Directly beneath La Fortalezza is a sedimentary plain, La Cañada de los Guancheros, and here for the first time we felt like crossing a desert. There was only sand around and in the back the dry red rocks of La Fortaleza loomed. Opting for the direct ascent we scrambled up towards Degollada del Cedro, a saddle to the east of La Fortaleza. We found a little chapel up there, built among beautiful young canarian pines. A perfect place to take a rest.
Scouting the Passage
Teide as seen from La Fortaleza. The path to Montaña Blanca can be imagined to the left of the picture
But the day was bound to be a long one so the rest remained short. We followed a dirt road along the shallow northern Fortaleza slopes and from where it stopped scrambled on towards the summit. We scrambled on out into the vertical south face where we took a longer break in order to scout the passage to Montaña Blanca. But before we could do so the droning of a helicopter reached our ear. Obviously, the day before, when the region had been enveloped in dense clouds, a hiking party had got lost. The chopper searched up and down the Fortaleza south face, then to the north of Teide and finally followed our planned direction towards Montaña Blanca, then vanished.
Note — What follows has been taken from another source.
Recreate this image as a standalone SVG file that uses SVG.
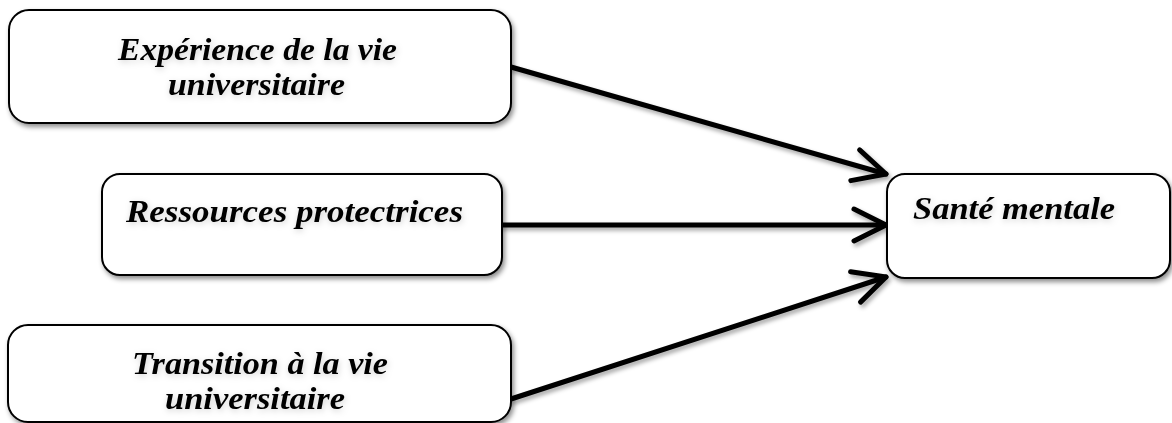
<svg xmlns="http://www.w3.org/2000/svg" width="1172" height="423" viewBox="0 0 1172 423">
<defs>
<style>
.box{fill:#fff;stroke:#000;stroke-width:2;filter:url(#sh)}
.lbl{font-family:"Liberation Serif","DejaVu Serif",serif;font-weight:bold;font-style:italic;font-size:32px;fill:#000;filter:url(#tsh)}
.con{stroke:#000;stroke-width:5;fill:none;stroke-linecap:round}
</style>
<filter id="sh" x="-10%" y="-10%" width="130%" height="140%">
<feDropShadow dx="2" dy="3" stdDeviation="2.5" flood-color="#000" flood-opacity="0.45"/>
</filter>
<filter id="tsh" x="-10%" y="-30%" width="130%" height="170%">
<feDropShadow dx="1" dy="2" stdDeviation="3" flood-color="#000" flood-opacity="0.18"/>
</filter>
<filter id="lsh" x="-10%" y="-30%" width="130%" height="170%">
<feDropShadow dx="2" dy="3" stdDeviation="2" flood-color="#000" flood-opacity="0.35"/>
</filter>
<marker id="arr" markerUnits="userSpaceOnUse" markerWidth="60" markerHeight="60" refX="0" refY="0" viewBox="-40 -30 60 60" orient="auto" overflow="visible">
<path d="M-32,-16 L0,0 L-32,16" fill="none" stroke="#000" stroke-width="5" stroke-linecap="round" stroke-linejoin="round"/>
</marker>
</defs>
<g id="connectors" filter="url(#lsh)">
<line class="con" x1="511" y1="67" x2="886" y2="174" marker-end="url(#arr)"/>
<line class="con" x1="502" y1="225" x2="886" y2="225" marker-end="url(#arr)"/>
<line class="con" x1="511" y1="399" x2="886" y2="277" marker-end="url(#arr)"/>
</g>
<g id="node-experience">
<rect class="box" x="9" y="10" width="502" height="113" rx="20" ry="20"/>
<text class="lbl" x="118" y="60" textLength="279" lengthAdjust="spacingAndGlyphs">Expérience de la vie</text>
<text class="lbl" x="168" y="95" textLength="177" lengthAdjust="spacingAndGlyphs">universitaire</text>
</g>
<g id="node-ressources">
<rect class="box" x="102" y="174" width="400" height="101" rx="18" ry="18"/>
<text class="lbl" x="126" y="222" textLength="337" lengthAdjust="spacingAndGlyphs">Ressources protectrices</text>
</g>
<g id="node-transition">
<rect class="box" x="8" y="325" width="503" height="97" rx="20" ry="20"/>
<text class="lbl" x="132" y="374" textLength="256" lengthAdjust="spacingAndGlyphs">Transition à la vie</text>
<text class="lbl" x="165" y="409" textLength="180" lengthAdjust="spacingAndGlyphs">universitaire</text>
</g>
<g id="node-sante">
<rect class="box" x="887" y="174" width="283" height="104" rx="18" ry="18"/>
<text class="lbl" x="913" y="219" textLength="202" lengthAdjust="spacingAndGlyphs">Santé mentale</text>
</g>
</svg>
Annoying as the noise of the helicopter was, it reminded us of our plan to scout the trail. North of Cañada de los Guancheros we saw a path, first clearly visible but soon getting fainter. Should we? The path seemed to wind between thick gorse bushes, negotiating slight steps in the plain and gradually rising towards Montaña Blanca where we already could see the car tracks which lead to its summit. Once out of the gorse the thing would be easy.
Desert Traverse No 1
Teide seen during the traverse to Montaña Blanca
Fortunately the sun had not yet started to heat up the plain as we set out to descend from the Fortaleza summit. This time we took the broad train underneath the Fortaleza south face to get to the western end of Cañada de los Guancheros. Bright red rocks loomed above us underneath a (very) deep blue sky. As we reached the Cañada we turned around for a last look, then searched for the entry point to the trail.
It was marked! Not only marked with cairns but also with an occasional sign displaying the trail number. Those signs and cairn were rare but together with the footmarks the sufficed to draw us into the gorse underbrush. To make it short – the traverse was less difficult to find than we anticipated. Though we didn’t see the path clearly at all times, the landmarks of La Fortaleza behind us, Teide beside us and Montaña Blanca in front of us helped us to get to the other side. Teide lost its summit cone as we got nearer – Pan de Azucar hid behind the broad shoulders of the Rambleta. Once the desert plain as behind us and the climb towards started, all questions about the direction were forgotten.
The World in Red and Yellow
Las Cañadas del Teide as seen from the summit of Montaña Blanca
I must have said it before - Montaña Blanca itself is not a very impressive summit. A better description would be that it is a shoulder of Teide, a shoulder that is about 1000m lower than the summit cone. However, as you get near to this shoulder – you get stunned by the range of volcanic colours, mainly yellow, orange and red. Montaña Blanca itself is a bright yellow, but Teide and neighbouring Montaña Rajada are a deep red. There are the black Huevos del Teide, Lava “Bombs” which rolled much farther than the flows they originated from and which now are in deep contrast with their surroundings.
Huevos del Teide Montaña de los Tomillos Montaña Mostaza
The downside is that there are a lot of visitors to the mountain, those who want to climb Teide and those who just want to take the 1h stroll to its top to take in the views. Unfortunately we met quite a number of them and one couple really had us looking for (acoustical) shelter. They had sent their two sons up towards the Teide summit and were now commenting on every progress the young ones made. The man (!!) was yack yacking endlessly and unfortunately they were Germans and we understood each word they said. Arghhh! How is one supposed to have a refreshing lunch will all that silliness as a backdrop? Luckily for us they went to a side summit several 100m away and while we still heard them we couldn’t understand a word. Finally we could enjoy the views across the Cañadas.
Desert Traverse No 2
Los Roques de Garcia in the flimmering heat of the Cañadas del Teide
And now the long traverse back to El Portillo started. There was certainly no question about orientation. We were at 2750m and our destination was clearly visible right in front of us. Some 10km still had to be hiked but they would be easy, right? Yes right! It is a very popular hike, people re taken to the Teide trailhead with busses and hike to El Portillo to be taken up there. Most of the groups take the whole day to complete the 10km. We encountered quite a lot of people – quite a contrast to the first two legs of our triangle.
The first part of the hike followed our ascent route but soon we left for a new path. It descended quickly into the desert plain with Montaña Rajada accompanying us for quite a long part of the way. We headed for Montaña de los Tomillos, a shallow volcanic cone, we had seen from above. The shadows started getting longer again and a rising moon indicated that we didn’t have too much time left to get back to the car. But as the trail was easy we didn’t expect any trouble…
Montaña Rajada Montaña de los Tomillos La Fortaleza, Roques de Peral
Lost as Usual
… and were lost again. I still don’t quite know what happened near the Roques de Peral. We met several hiking parties, all taking a break, eating and drinking. We hulloed and went by – on a distinctive path – which led in the wrong direction. We slowly drifted southwards and – you never turn back – were forced to fight our way to the trailhead cross country. Luckily I had my GPS system with me otherwise we would have made a large detour. Now we scrambled through bushes and across rocks in the vanishing light of the day. In the end we found out that we hadn't strayed by far but somehow this conclusion somehow spoiled the otherwise perfect day.